4 Ways to Balance Urgency and Innovation in Your Startup
When you’re starting a business, one of the biggest challenges you can face is time management. Sometimes, it can feel like you have to choose among developing that next software feature, devoting more time to marketing efforts, reviewing weekly metrics and sleeping. In a more general sense, you’ll often have to decide between emphasizing long-term innovation and focusing on the urgency of immediate issues.
Urgency drives projects forward. For some individuals, it can serve as a source of motivation, but for others, it can stifle creativity. How do you instill a sense of urgency while maintaining a culture that fosters long-term innovation?
Balancing the long term and the short term requires finesse. For example, if your team members are largely focused on beating the clock, true innovation will be difficult to achieve. On the other hand, having no deadlines at all can lead to unfinished projects.
One possible solution is to avoid treating every project like a must do. Not all projects are created equal. When you rank tasks by importance, your team will have a clearer sense of the organization’s immediate goals.
Remember, too, that innovative ideas take time to be planted, nurtured and tested. If your team members have 20 projects that are all deemed “immediate,” their efforts will naturally be fragmented. Prioritize by asking yourself, “Which tasks should be completed now?” and “Which ideas allow for more experimentation over a longer period of time?”
Once you set clear company priorities, your next step is to craft -- and follow -- a strategy that encourages innovation. I’ve reflected on this need and applied the following ideas to my company:
1. Share your vision.
When you establish clear goals, your team members can more easily apply their time, resources and energy to projects. Without a general timeline and intermediate milestones, they’ll be left wondering whether to present results the next day or a year from now.
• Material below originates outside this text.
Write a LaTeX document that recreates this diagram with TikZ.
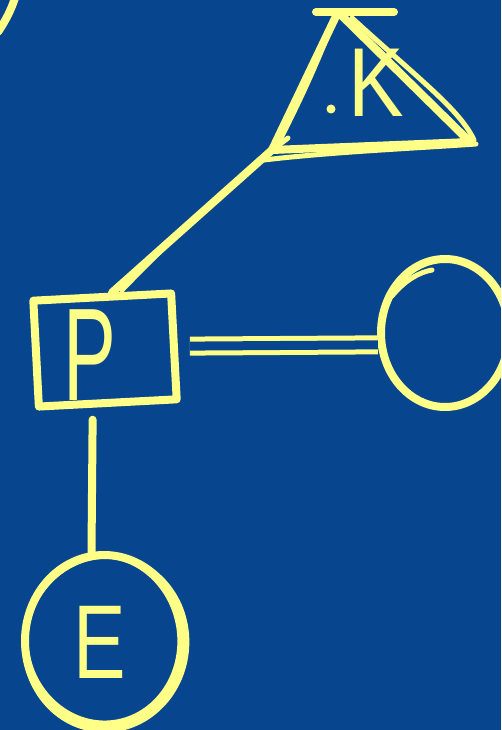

One example of clear vision setting is from Kevin Plank, CEO of Under Armour, Inc. His first goal was to create the best sweat-wicking shirt for athletes. Although Under Armour’s product lineup has expanded to include footwear and wearables, it was that initial clear vision that launched the company’s trajectory of success.
2. Establish reasonable milestones.
Implementing incremental milestones allows your team members to focus on small measurable acts of innovation. For example, you might set a deadline for your team members to brainstorm 10 ideas or survey 100 consumers. While you can’t dictate when creative ideas come to life, you can create an environment that encourages them.
Establishing milestones could be as straightforward as drawing a Gantt chart or using project management software, such as Basecamp, Asana and Trello. However you choose to manage your projects, give your team members visible goals to work toward.
When you need to change course, explain why. Understanding the reasoning behind your decision will let your team know that it’s an exception due to circumstance -- deadlines are still meaningful. Your transparency will establish trust and rapport, which are essential for innovation.
Better internal communication often leads to higher engagement from your team members, and industry surveys show that companies with high levels of employee engagement experience 22 percent higher profits.
4. Manage failure responsibly.
Regardless of how well you allocate time and resources between long-term projects and short-term issues, there will be inevitable missteps. When they occur, your aim should be to prevent them from happening again. Conduct a root cause analysis to determine what led to the failure. Have open discussions with your team members to troubleshoot, and avoid inadvertently discouraging innovation and thoughtful experimentation.
Maintaining a culture of long-term innovation is crucial to the success of any business. Winning business models take time to develop. Addressing immediate issues that will sustain your company in the short term is just as important. The key is to pinpoint your company’s sweet spot between investing in the present and the future and capitalize on it.